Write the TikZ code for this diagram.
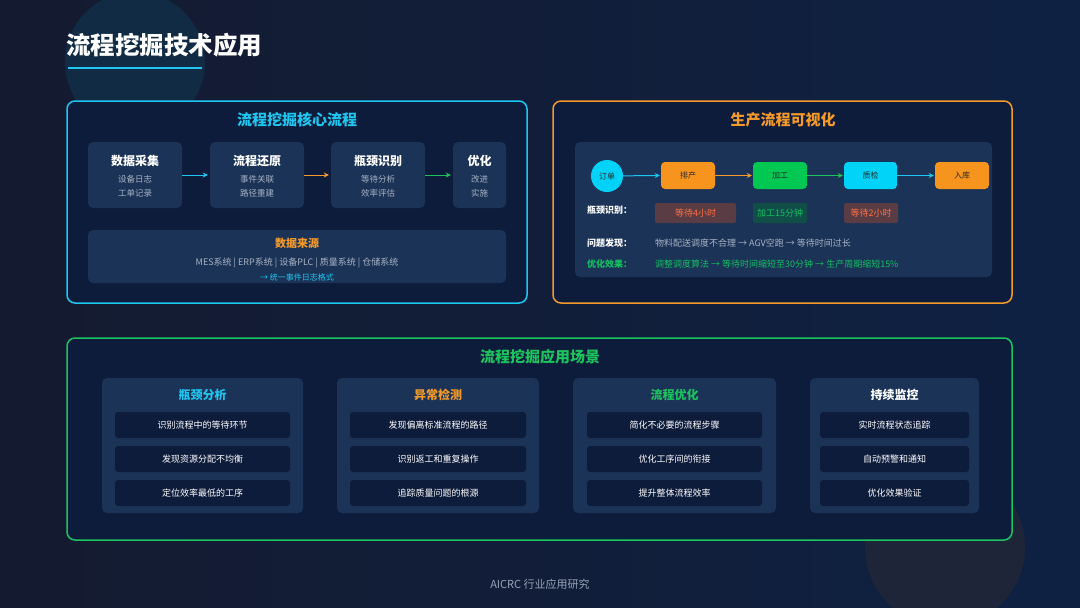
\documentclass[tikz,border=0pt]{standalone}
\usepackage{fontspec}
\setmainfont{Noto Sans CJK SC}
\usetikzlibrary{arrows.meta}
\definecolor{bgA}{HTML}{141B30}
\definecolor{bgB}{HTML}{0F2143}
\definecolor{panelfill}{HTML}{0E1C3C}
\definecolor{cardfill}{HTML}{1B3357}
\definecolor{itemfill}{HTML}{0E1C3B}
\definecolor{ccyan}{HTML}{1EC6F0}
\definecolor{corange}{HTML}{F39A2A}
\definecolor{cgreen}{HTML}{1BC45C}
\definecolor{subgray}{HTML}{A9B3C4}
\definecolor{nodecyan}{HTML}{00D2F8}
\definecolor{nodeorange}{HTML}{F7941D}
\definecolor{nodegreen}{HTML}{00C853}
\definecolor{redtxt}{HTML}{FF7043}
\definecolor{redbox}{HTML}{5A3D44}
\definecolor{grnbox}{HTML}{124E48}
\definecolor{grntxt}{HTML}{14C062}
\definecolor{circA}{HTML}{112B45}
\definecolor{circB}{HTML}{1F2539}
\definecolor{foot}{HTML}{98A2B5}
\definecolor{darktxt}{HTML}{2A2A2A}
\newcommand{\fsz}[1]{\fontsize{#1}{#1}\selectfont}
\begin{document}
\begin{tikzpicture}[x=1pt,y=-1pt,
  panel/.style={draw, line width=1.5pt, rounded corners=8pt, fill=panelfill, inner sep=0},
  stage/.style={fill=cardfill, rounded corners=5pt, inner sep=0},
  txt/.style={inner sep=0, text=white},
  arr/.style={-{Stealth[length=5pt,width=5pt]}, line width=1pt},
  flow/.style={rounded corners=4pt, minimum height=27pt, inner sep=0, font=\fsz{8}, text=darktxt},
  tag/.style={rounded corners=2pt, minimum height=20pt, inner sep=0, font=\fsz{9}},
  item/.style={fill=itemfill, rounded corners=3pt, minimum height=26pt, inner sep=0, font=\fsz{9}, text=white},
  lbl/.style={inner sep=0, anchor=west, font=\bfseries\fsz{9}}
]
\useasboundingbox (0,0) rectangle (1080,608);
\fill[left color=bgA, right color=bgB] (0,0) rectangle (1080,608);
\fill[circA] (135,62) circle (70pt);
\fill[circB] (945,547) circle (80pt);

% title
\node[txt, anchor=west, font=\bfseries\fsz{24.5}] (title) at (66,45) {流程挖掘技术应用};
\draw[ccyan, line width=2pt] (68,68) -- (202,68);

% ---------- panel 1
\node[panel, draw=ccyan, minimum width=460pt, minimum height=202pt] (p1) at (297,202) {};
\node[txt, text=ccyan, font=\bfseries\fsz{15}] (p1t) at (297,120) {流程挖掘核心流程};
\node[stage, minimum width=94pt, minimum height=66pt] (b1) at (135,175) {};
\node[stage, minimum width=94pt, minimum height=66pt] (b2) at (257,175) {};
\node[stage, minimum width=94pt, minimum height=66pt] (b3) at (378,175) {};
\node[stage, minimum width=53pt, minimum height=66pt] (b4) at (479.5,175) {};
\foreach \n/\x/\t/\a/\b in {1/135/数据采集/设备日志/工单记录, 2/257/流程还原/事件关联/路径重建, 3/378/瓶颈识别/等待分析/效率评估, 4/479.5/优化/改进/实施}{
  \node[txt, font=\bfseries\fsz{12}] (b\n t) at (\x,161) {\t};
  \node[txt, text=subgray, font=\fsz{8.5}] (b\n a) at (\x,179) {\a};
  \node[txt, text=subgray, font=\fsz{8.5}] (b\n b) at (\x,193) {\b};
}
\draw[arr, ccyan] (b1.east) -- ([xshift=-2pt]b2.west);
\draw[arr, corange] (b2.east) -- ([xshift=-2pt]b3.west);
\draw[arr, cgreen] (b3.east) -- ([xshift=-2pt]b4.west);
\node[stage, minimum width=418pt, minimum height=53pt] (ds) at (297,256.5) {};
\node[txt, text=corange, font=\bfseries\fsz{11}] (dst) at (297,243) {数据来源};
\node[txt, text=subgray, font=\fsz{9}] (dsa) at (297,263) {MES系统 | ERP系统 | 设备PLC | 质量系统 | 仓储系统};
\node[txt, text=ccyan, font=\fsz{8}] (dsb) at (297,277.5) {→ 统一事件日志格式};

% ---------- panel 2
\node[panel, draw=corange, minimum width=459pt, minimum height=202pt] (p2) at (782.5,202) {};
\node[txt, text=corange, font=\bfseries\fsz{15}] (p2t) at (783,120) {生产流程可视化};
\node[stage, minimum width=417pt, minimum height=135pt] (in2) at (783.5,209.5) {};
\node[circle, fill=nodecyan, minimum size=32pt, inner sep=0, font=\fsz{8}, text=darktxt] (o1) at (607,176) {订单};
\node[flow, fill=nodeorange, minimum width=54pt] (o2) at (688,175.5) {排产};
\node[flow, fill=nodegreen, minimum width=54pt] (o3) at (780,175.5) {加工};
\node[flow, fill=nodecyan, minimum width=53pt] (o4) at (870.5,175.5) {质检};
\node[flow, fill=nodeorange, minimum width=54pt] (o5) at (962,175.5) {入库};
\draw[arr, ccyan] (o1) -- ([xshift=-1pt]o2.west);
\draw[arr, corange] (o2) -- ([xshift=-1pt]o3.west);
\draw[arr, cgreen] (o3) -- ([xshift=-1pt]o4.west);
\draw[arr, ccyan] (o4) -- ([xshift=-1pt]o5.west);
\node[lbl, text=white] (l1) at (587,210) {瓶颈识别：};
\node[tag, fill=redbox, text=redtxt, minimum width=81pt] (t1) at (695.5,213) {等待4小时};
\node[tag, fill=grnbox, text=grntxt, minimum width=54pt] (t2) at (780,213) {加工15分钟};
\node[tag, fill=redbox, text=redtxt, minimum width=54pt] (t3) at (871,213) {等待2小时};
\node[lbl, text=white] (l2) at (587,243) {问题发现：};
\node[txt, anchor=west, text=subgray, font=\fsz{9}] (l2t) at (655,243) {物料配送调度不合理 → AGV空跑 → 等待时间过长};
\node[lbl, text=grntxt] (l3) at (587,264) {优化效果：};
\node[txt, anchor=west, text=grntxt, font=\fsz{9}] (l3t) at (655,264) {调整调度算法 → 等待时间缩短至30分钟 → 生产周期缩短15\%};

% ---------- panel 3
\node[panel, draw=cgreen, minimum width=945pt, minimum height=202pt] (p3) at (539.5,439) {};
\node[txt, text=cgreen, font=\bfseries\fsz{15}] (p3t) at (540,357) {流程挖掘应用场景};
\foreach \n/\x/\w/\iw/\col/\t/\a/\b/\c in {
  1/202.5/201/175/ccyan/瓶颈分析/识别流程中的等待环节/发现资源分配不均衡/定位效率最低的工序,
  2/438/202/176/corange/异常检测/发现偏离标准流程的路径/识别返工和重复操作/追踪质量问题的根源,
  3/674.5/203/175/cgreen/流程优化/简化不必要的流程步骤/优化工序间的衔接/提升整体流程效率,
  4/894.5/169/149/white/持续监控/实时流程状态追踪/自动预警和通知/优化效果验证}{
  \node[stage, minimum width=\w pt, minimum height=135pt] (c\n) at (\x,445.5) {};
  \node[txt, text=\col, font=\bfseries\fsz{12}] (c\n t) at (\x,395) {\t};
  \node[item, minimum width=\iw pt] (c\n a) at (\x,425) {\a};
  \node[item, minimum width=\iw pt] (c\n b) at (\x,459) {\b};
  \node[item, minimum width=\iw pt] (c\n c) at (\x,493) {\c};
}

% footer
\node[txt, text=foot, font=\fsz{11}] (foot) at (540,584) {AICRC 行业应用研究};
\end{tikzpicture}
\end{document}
+ + +
Skip the pictures, then retype every line above exactly.

- FULL SOLUTION:
Write the TikZ code for this diagram.
\documentclass[tikz,border=0pt]{standalone}
\usepackage{fontspec}
\setmainfont{Noto Sans CJK SC}
\usetikzlibrary{arrows.meta}
\definecolor{bgA}{HTML}{141B30}
\definecolor{bgB}{HTML}{0F2143}
\definecolor{panelfill}{HTML}{0E1C3C}
\definecolor{cardfill}{HTML}{1B3357}
\definecolor{itemfill}{HTML}{0E1C3B}
\definecolor{ccyan}{HTML}{1EC6F0}
\definecolor{corange}{HTML}{F39A2A}
\definecolor{cgreen}{HTML}{1BC45C}
\definecolor{subgray}{HTML}{A9B3C4}
\definecolor{nodecyan}{HTML}{00D2F8}
\definecolor{nodeorange}{HTML}{F7941D}
\definecolor{nodegreen}{HTML}{00C853}
\definecolor{redtxt}{HTML}{FF7043}
\definecolor{redbox}{HTML}{5A3D44}
\definecolor{grnbox}{HTML}{124E48}
\definecolor{grntxt}{HTML}{14C062}
\definecolor{circA}{HTML}{112B45}
\definecolor{circB}{HTML}{1F2539}
\definecolor{foot}{HTML}{98A2B5}
\definecolor{darktxt}{HTML}{2A2A2A}
\newcommand{\fsz}[1]{\fontsize{#1}{#1}\selectfont}
\begin{document}
\begin{tikzpicture}[x=1pt,y=-1pt,
  panel/.style={draw, line width=1.5pt, rounded corners=8pt, fill=panelfill, inner sep=0},
  stage/.style={fill=cardfill, rounded corners=5pt, inner sep=0},
  txt/.style={inner sep=0, text=white},
  arr/.style={-{Stealth[length=5pt,width=5pt]}, line width=1pt},
  flow/.style={rounded corners=4pt, minimum height=27pt, inner sep=0, font=\fsz{8}, text=darktxt},
  tag/.style={rounded corners=2pt, minimum height=20pt, inner sep=0, font=\fsz{9}},
  item/.style={fill=itemfill, rounded corners=3pt, minimum height=26pt, inner sep=0, font=\fsz{9}, text=white},
  lbl/.style={inner sep=0, anchor=west, font=\bfseries\fsz{9}}
]
\useasboundingbox (0,0) rectangle (1080,608);
\fill[left color=bgA, right color=bgB] (0,0) rectangle (1080,608);
\fill[circA] (135,62) circle (70pt);
\fill[circB] (945,547) circle (80pt);

% title
\node[txt, anchor=west, font=\bfseries\fsz{24.5}] (title) at (66,45) {流程挖掘技术应用};
\draw[ccyan, line width=2pt] (68,68) -- (202,68);

% ---------- panel 1
\node[panel, draw=ccyan, minimum width=460pt, minimum height=202pt] (p1) at (297,202) {};
\node[txt, text=ccyan, font=\bfseries\fsz{15}] (p1t) at (297,120) {流程挖掘核心流程};
\node[stage, minimum width=94pt, minimum height=66pt] (b1) at (135,175) {};
\node[stage, minimum width=94pt, minimum height=66pt] (b2) at (257,175) {};
\node[stage, minimum width=94pt, minimum height=66pt] (b3) at (378,175) {};
\node[stage, minimum width=53pt, minimum height=66pt] (b4) at (479.5,175) {};
\foreach \n/\x/\t/\a/\b in {1/135/数据采集/设备日志/工单记录, 2/257/流程还原/事件关联/路径重建, 3/378/瓶颈识别/等待分析/效率评估, 4/479.5/优化/改进/实施}{
  \node[txt, font=\bfseries\fsz{12}] (b\n t) at (\x,161) {\t};
  \node[txt, text=subgray, font=\fsz{8.5}] (b\n a) at (\x,179) {\a};
  \node[txt, text=subgray, font=\fsz{8.5}] (b\n b) at (\x,193) {\b};
}
\draw[arr, ccyan] (b1.east) -- ([xshift=-2pt]b2.west);
\draw[arr, corange] (b2.east) -- ([xshift=-2pt]b3.west);
\draw[arr, cgreen] (b3.east) -- ([xshift=-2pt]b4.west);
\node[stage, minimum width=418pt, minimum height=53pt] (ds) at (297,256.5) {};
\node[txt, text=corange, font=\bfseries\fsz{11}] (dst) at (297,243) {数据来源};
\node[txt, text=subgray, font=\fsz{9}] (dsa) at (297,263) {MES系统 | ERP系统 | 设备PLC | 质量系统 | 仓储系统};
\node[txt, text=ccyan, font=\fsz{8}] (dsb) at (297,277.5) {→ 统一事件日志格式};

% ---------- panel 2
\node[panel, draw=corange, minimum width=459pt, minimum height=202pt] (p2) at (782.5,202) {};
\node[txt, text=corange, font=\bfseries\fsz{15}] (p2t) at (783,120) {生产流程可视化};
\node[stage, minimum width=417pt, minimum height=135pt] (in2) at (783.5,209.5) {};
\node[circle, fill=nodecyan, minimum size=32pt, inner sep=0, font=\fsz{8}, text=darktxt] (o1) at (607,176) {订单};
\node[flow, fill=nodeorange, minimum width=54pt] (o2) at (688,175.5) {排产};
\node[flow, fill=nodegreen, minimum width=54pt] (o3) at (780,175.5) {加工};
\node[flow, fill=nodecyan, minimum width=53pt] (o4) at (870.5,175.5) {质检};
\node[flow, fill=nodeorange, minimum width=54pt] (o5) at (962,175.5) {入库};
\draw[arr, ccyan] (o1) -- ([xshift=-1pt]o2.west);
\draw[arr, corange] (o2) -- ([xshift=-1pt]o3.west);
\draw[arr, cgreen] (o3) -- ([xshift=-1pt]o4.west);
\draw[arr, ccyan] (o4) -- ([xshift=-1pt]o5.west);
\node[lbl, text=white] (l1) at (587,210) {瓶颈识别：};
\node[tag, fill=redbox, text=redtxt, minimum width=81pt] (t1) at (695.5,213) {等待4小时};
\node[tag, fill=grnbox, text=grntxt, minimum width=54pt] (t2) at (780,213) {加工15分钟};
\node[tag, fill=redbox, text=redtxt, minimum width=54pt] (t3) at (871,213) {等待2小时};
\node[lbl, text=white] (l2) at (587,243) {问题发现：};
\node[txt, anchor=west, text=subgray, font=\fsz{9}] (l2t) at (655,243) {物料配送调度不合理 → AGV空跑 → 等待时间过长};
\node[lbl, text=grntxt] (l3) at (587,264) {优化效果：};
\node[txt, anchor=west, text=grntxt, font=\fsz{9}] (l3t) at (655,264) {调整调度算法 → 等待时间缩短至30分钟 → 生产周期缩短15\%};

% ---------- panel 3
\node[panel, draw=cgreen, minimum width=945pt, minimum height=202pt] (p3) at (539.5,439) {};
\node[txt, text=cgreen, font=\bfseries\fsz{15}] (p3t) at (540,357) {流程挖掘应用场景};
\foreach \n/\x/\w/\iw/\col/\t/\a/\b/\c in {
  1/202.5/201/175/ccyan/瓶颈分析/识别流程中的等待环节/发现资源分配不均衡/定位效率最低的工序,
  2/438/202/176/corange/异常检测/发现偏离标准流程的路径/识别返工和重复操作/追踪质量问题的根源,
  3/674.5/203/175/cgreen/流程优化/简化不必要的流程步骤/优化工序间的衔接/提升整体流程效率,
  4/894.5/169/149/white/持续监控/实时流程状态追踪/自动预警和通知/优化效果验证}{
  \node[stage, minimum width=\w pt, minimum height=135pt] (c\n) at (\x,445.5) {};
  \node[txt, text=\col, font=\bfseries\fsz{12}] (c\n t) at (\x,395) {\t};
  \node[item, minimum width=\iw pt] (c\n a) at (\x,425) {\a};
  \node[item, minimum width=\iw pt] (c\n b) at (\x,459) {\b};
  \node[item, minimum width=\iw pt] (c\n c) at (\x,493) {\c};
}

% footer
\node[txt, text=foot, font=\fsz{11}] (foot) at (540,584) {AICRC 行业应用研究};
\end{tikzpicture}
\end{document}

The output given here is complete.